The lines to extract run from the first line of the material below to the line containing "-- (210,305) -- (213,305) -- cycle;", both included; leave the pictures behind.

## GIVEN DATA
----
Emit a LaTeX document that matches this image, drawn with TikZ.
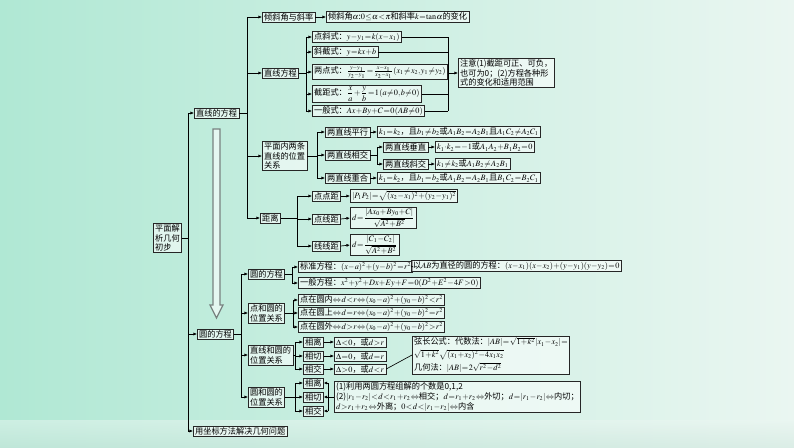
\documentclass[tikz,border=0pt]{standalone}
\usepackage{amsmath}
\usepackage{mathptmx}
\usepackage{fontspec}
\setmainfont{Noto Sans CJK SC}
\usetikzlibrary{arrows.meta}
\definecolor{bgmint}{RGB}{176,232,212}
\definecolor{bglight}{RGB}{234,246,241}
\definecolor{bgdeep}{RGB}{206,230,221}
\definecolor{hollow}{RGB}{120,130,128}
% compact maths, as in the printed chart
\everymath{\thinmuskip=1mu\medmuskip=0.5mu\thickmuskip=1mu}

\begin{document}
\begin{tikzpicture}[x=0.03cm,y=-0.03cm,
    box/.style={draw=black!85,fill=white,fill opacity=.55,text opacity=1,line width=.6pt,
                inner xsep=1.5pt,inner ysep=1pt,anchor=west,align=left,
                font=\fontsize{7}{8.4}\selectfont},
    arr/.style={-{Latex[length=3pt,width=2.6pt]},line width=.55pt},
    ln/.style={line width=.55pt}]

    % background
    \useasboundingbox (0,0) rectangle (794,447);
    \shade[left color=bgmint,right color=bglight] (0,0) rectangle (794,447);
    \shade[top color=bglight,bottom color=bgdeep,opacity=.5] (0,420) rectangle (794,447);

    % hollow arrow
    \draw[hollow,line width=1.1pt,fill=white,fill opacity=.6]
        (213,129) -- (220,129) -- (220,305) -- (223,305) -- (216.5,318)
        -- (210,305) -- (213,305) -- cycle;

    % x positions of the brackets
    \foreach \c/\x in {s0/188,s1/247,s2/306,s3/317,s4/377,s5/297,s6/241,
                       s7/292,s8/293,s9/295,s10/295,s11/328,c1/448}
        \coordinate (\c) at (\x,0);

    % level 0 and 1
    \node[box] (root) at (153,238) {平面解\\析几何\\初步};
    \node[box] (zxfc) at (194,113) {直线的方程};
    \node[box] (yfc)  at (197,334) {圆的方程};
    \node[box] (yzb)  at (193,431) {用坐标方法解决几何问题};

    \draw[ln] (root.east) -- (root.east -| s0);
    \draw[ln] (s0 |- zxfc.west) -- (s0 |- yzb.west);
    \foreach \n in {zxfc,yfc,yzb}
        \draw[arr] (s0 |- \n.west) -- (\n.west);

    % lines
    \node[box] (qxj)  at (262,17)  {倾斜角与斜率};
    \node[box] (zxfc2) at (262,73) {直线方程};
    \node[box] (pmn)  at (262,156) {平面内两条\\直线的位置\\关系};
    \node[box] (jl)   at (260,218) {距离};

    \draw[ln] (zxfc.east) -- (zxfc.east -| s1);
    \draw[ln] (s1 |- qxj.west) -- (s1 |- jl.west);
    \foreach \n in {qxj,zxfc2,pmn,jl}
        \draw[arr] (s1 |- \n.west) -- (\n.west);

    \node[box] (qxjR) at (326,17) {倾斜角$\alpha$:$0\leq\alpha<\pi$和斜率$k=\tan\alpha$的变化};
    \draw[arr] (qxj.east) -- (qxjR.west);

    % forms of the line equation
    \node[box] (dx) at (312,37)  {点斜式：$y-y_1=k(x-x_1)$};
    \node[box] (xj) at (312,52)  {斜截式：$y=kx+b$};
    \node[box] (ld) at (312,72)  {两点式：$\frac{y-y_1}{y_2-y_1}=\frac{x-x_1}{x_2-x_1}(x_1\neq x_2,y_1\neq y_2)$};
    \node[box] (jj) at (312,94)  {截距式：$\dfrac{x}{a}+\dfrac{y}{b}=1\,(a\neq0,b\neq0)$};
    \node[box] (yb) at (312,111) {一般式：$Ax+By+C=0\,(AB\neq0)$};
    \node[box] (note) at (458,73) {注意(1)截距可正、可负，\\也可为0；(2)方程各种形\\式的变化和适用范围};

    \draw[ln] (zxfc2.east) -- (zxfc2.east -| s2);
    \draw[ln] (s2 |- dx.west) -- (s2 |- yb.west);
    \foreach \n in {dx,xj,ld,jj,yb} {
        \draw[arr] (s2 |- \n.west) -- (\n.west);
        \draw[ln] (\n.east) -- (\n.east -| c1);
    }
    \draw[ln] (c1 |- dx.east) -- (c1 |- yb.east);
    \draw[arr] (c1 |- note.west) -- (note.west);

    % two lines
    \node[box] (px) at (325,132) {两直线平行};
    \node[box] (xjiao) at (325,155) {两直线相交};
    \node[box] (ch) at (325,178) {两直线重合};
    \draw[ln] (pmn.east) -- (pmn.east -| s3);
    \draw[ln] (s3 |- px.west) -- (s3 |- ch.west);
    \foreach \n in {px,xjiao,ch}
        \draw[arr] (s3 |- \n.west) -- (\n.west);

    \node[box] (pxR) at (377,132) {$k_1=k_2$，且$b_1\neq b_2$或$A_1B_2=A_2B_1$且$A_1C_2\neq A_2C_1$};
    \node[box] (chR) at (377,178) {$k_1=k_2$，且$b_1=b_2$或$A_1B_2=A_2B_1$且$B_1C_2=B_2C_1$};
    \draw[arr] (px.east) -- (pxR.west);
    \draw[arr] (ch.east) -- (chR.west);

    \node[box] (cz) at (383,147) {两直线垂直};
    \node[box] (xie) at (383,164) {两直线斜交};
    \draw[ln] (xjiao.east) -- (xjiao.east -| s4);
    \draw[ln] (s4 |- cz.west) -- (s4 |- xie.west);
    \foreach \n in {cz,xie}
        \draw[arr] (s4 |- \n.west) -- (\n.west);
    \node[box] (czR) at (435,147) {$k_1\cdot k_2=-1$或$A_1A_2+B_1B_2=0$};
    \node[box] (xieR) at (435,164) {$k_1\neq k_2$或$A_1B_2\neq A_2B_1$};
    \draw[arr] (cz.east) -- (czR.west);
    \draw[arr] (xie.east) -- (xieR.west);

    % distances
    \node[box] (ddj) at (312,196) {点点距};
    \node[box] (dxj) at (312,219) {点线距};
    \node[box] (xxj) at (312,246) {线线距};
    \draw[ln] (jl.east) -- (jl.east -| s5);
    \draw[ln] (s5 |- ddj.west) -- (s5 |- xxj.west);
    \foreach \n in {ddj,dxj,xxj}
        \draw[arr] (s5 |- \n.west) -- (\n.west);
    \node[box] (ddjR) at (350,196) {$|P_1P_2|=\sqrt{(x_2-x_1)^2+(y_2-y_1)^2}$};
    \node[box] (dxjR) at (350,218) {$d=\dfrac{|Ax_0+By_0+C|}{\sqrt{A^2+B^2}}$};
    \node[box] (xxjR) at (350,245) {$d=\dfrac{|C_1-C_2|}{\sqrt{A^2+B^2}}$};
    \foreach \n in {ddj,dxj,xxj}
        \draw[arr] (\n.east) -- (\n R.west);

    % circles
    \node[box] (yfc2) at (248,274) {圆的方程};
    \node[box] (dhy) at (248,313) {点和圆的\\位置关系};
    \node[box] (zhy) at (248,355) {直线和圆的\\位置关系};
    \node[box] (yhy) at (248,397) {圆和圆的\\位置关系};
    \draw[ln] (yfc.east) -- (yfc.east -| s6);
    \draw[ln] (s6 |- yfc2.west) -- (s6 |- yhy.west);
    \foreach \n in {yfc2,dhy,zhy,yhy}
        \draw[arr] (s6 |- \n.west) -- (\n.west);

    \node[box] (bz) at (298,267) {标准方程：$(x-a)^2+(y-b)^2=r^2$};
    \node[box] (yb2) at (298,283) {一般方程：$x^2+y^2+Dx+Ey+F=0(D^2+E^2-4F>0)$};
    \node[box] (bzR) at (411,266) {以$AB$为直径的圆的方程：$(x-x_1)(x-x_2)+(y-y_1)(y-y_2)=0$};
    \draw[ln] (yfc2.east) -- (yfc2.east -| s7);
    \draw[ln] (s7 |- bz.west) -- (s7 |- yb2.west);
    \foreach \n in {bz,yb2}
        \draw[arr] (s7 |- \n.west) -- (\n.west);
    \draw[ln] (bz.east) -- (bzR.west);

    \node[box] (dn) at (298,300) {点在圆内$\Leftrightarrow d<r\Leftrightarrow(x_0-a)^2+(y_0-b)^2<r^2$};
    \node[box] (ds) at (298,313) {点在圆上$\Leftrightarrow d=r\Leftrightarrow(x_0-a)^2+(y_0-b)^2=r^2$};
    \node[box] (dw) at (298,327) {点在圆外$\Leftrightarrow d>r\Leftrightarrow(x_0-a)^2+(y_0-b)^2>r^2$};
    \draw[ln] (dhy.east) -- (dhy.east -| s8);
    \draw[ln] (s8 |- dn.west) -- (s8 |- dw.west);
    \foreach \n in {dn,ds,dw}
        \draw[arr] (s8 |- \n.west) -- (\n.west);

    % line and circle
    \node[box] (zl) at (303,342) {相离};
    \node[box] (zq) at (303,356) {相切};
    \node[box] (zj) at (303,369) {相交};
    \draw[ln] (zhy.east) -- (zhy.east -| s9);
    \draw[ln] (s9 |- zl.west) -- (s9 |- zj.west);
    \foreach \n in {zl,zq,zj}
        \draw[arr] (s9 |- \n.west) -- (\n.west);
    \node[box] (zlR) at (334,342) {$\Delta<0$，或$d>r$};
    \node[box] (zqR) at (334,356) {$\Delta=0$，或$d=r$};
    \node[box] (zjR) at (334,369) {$\Delta>0$，或$d<r$};
    \foreach \n in {zl,zq,zj}
        \draw[arr] (\n.east) -- (\n R.west);
    \node[box] (chord) at (412,355) {弦长公式：代数法：$|AB|=\sqrt{1+k^2}\,|x_1-x_2|=$\\[2pt]
        $\sqrt{1+k^2}\sqrt{(x_1+x_2)^2-4x_1x_2}$\\[2pt]几何法：$|AB|=2\sqrt{r^2-d^2}$};
    \draw[ln] (zjR.east) -- (chord.west);

    % circle and circle
    \node[box] (yl) at (303,383) {相离};
    \node[box] (yq) at (303,397) {相切};
    \node[box] (yj) at (303,411) {相交};
    \draw[ln] (yhy.east) -- (yhy.east -| s10);
    \draw[ln] (s10 |- yl.west) -- (s10 |- yj.west);
    \foreach \n in {yl,yq,yj}
        \draw[arr] (s10 |- \n.west) -- (\n.west);
    \node[box] (yyR) at (334,397) {(1)利用两圆方程组解的个数是0,1,2\\
        (2)$|r_1-r_2|<d<r_1+r_2\Leftrightarrow$相交；$d=r_1+r_2\Leftrightarrow$外切；$d=|r_1-r_2|\Leftrightarrow$内切；\\
        $d>r_1+r_2\Leftrightarrow$外离；$0<d<|r_1-r_2|\Leftrightarrow$内含};
    \draw[ln] (yyR.west) -- (yyR.west -| s11);
    \draw[ln] (s11 |- yl.east) -- (s11 |- yj.east);
    \foreach \n in {yl,yq,yj}
        \draw[arr] (s11 |- \n.east) -- (\n.east);

\end{tikzpicture}
\end{document}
----
## WORKED SOLUTION
Emit a LaTeX document that matches this image, drawn with TikZ.
\documentclass[tikz,border=0pt]{standalone}
\usepackage{amsmath}
\usepackage{mathptmx}
\usepackage{fontspec}
\setmainfont{Noto Sans CJK SC}
\usetikzlibrary{arrows.meta}
\definecolor{bgmint}{RGB}{176,232,212}
\definecolor{bglight}{RGB}{234,246,241}
\definecolor{bgdeep}{RGB}{206,230,221}
\definecolor{hollow}{RGB}{120,130,128}
% compact maths, as in the printed chart
\everymath{\thinmuskip=1mu\medmuskip=0.5mu\thickmuskip=1mu}

\begin{document}
\begin{tikzpicture}[x=0.03cm,y=-0.03cm,
    box/.style={draw=black!85,fill=white,fill opacity=.55,text opacity=1,line width=.6pt,
                inner xsep=1.5pt,inner ysep=1pt,anchor=west,align=left,
                font=\fontsize{7}{8.4}\selectfont},
    arr/.style={-{Latex[length=3pt,width=2.6pt]},line width=.55pt},
    ln/.style={line width=.55pt}]

    % background
    \useasboundingbox (0,0) rectangle (794,447);
    \shade[left color=bgmint,right color=bglight] (0,0) rectangle (794,447);
    \shade[top color=bglight,bottom color=bgdeep,opacity=.5] (0,420) rectangle (794,447);

    % hollow arrow
    \draw[hollow,line width=1.1pt,fill=white,fill opacity=.6]
        (213,129) -- (220,129) -- (220,305) -- (223,305) -- (216.5,318)
        -- (210,305) -- (213,305) -- cycle;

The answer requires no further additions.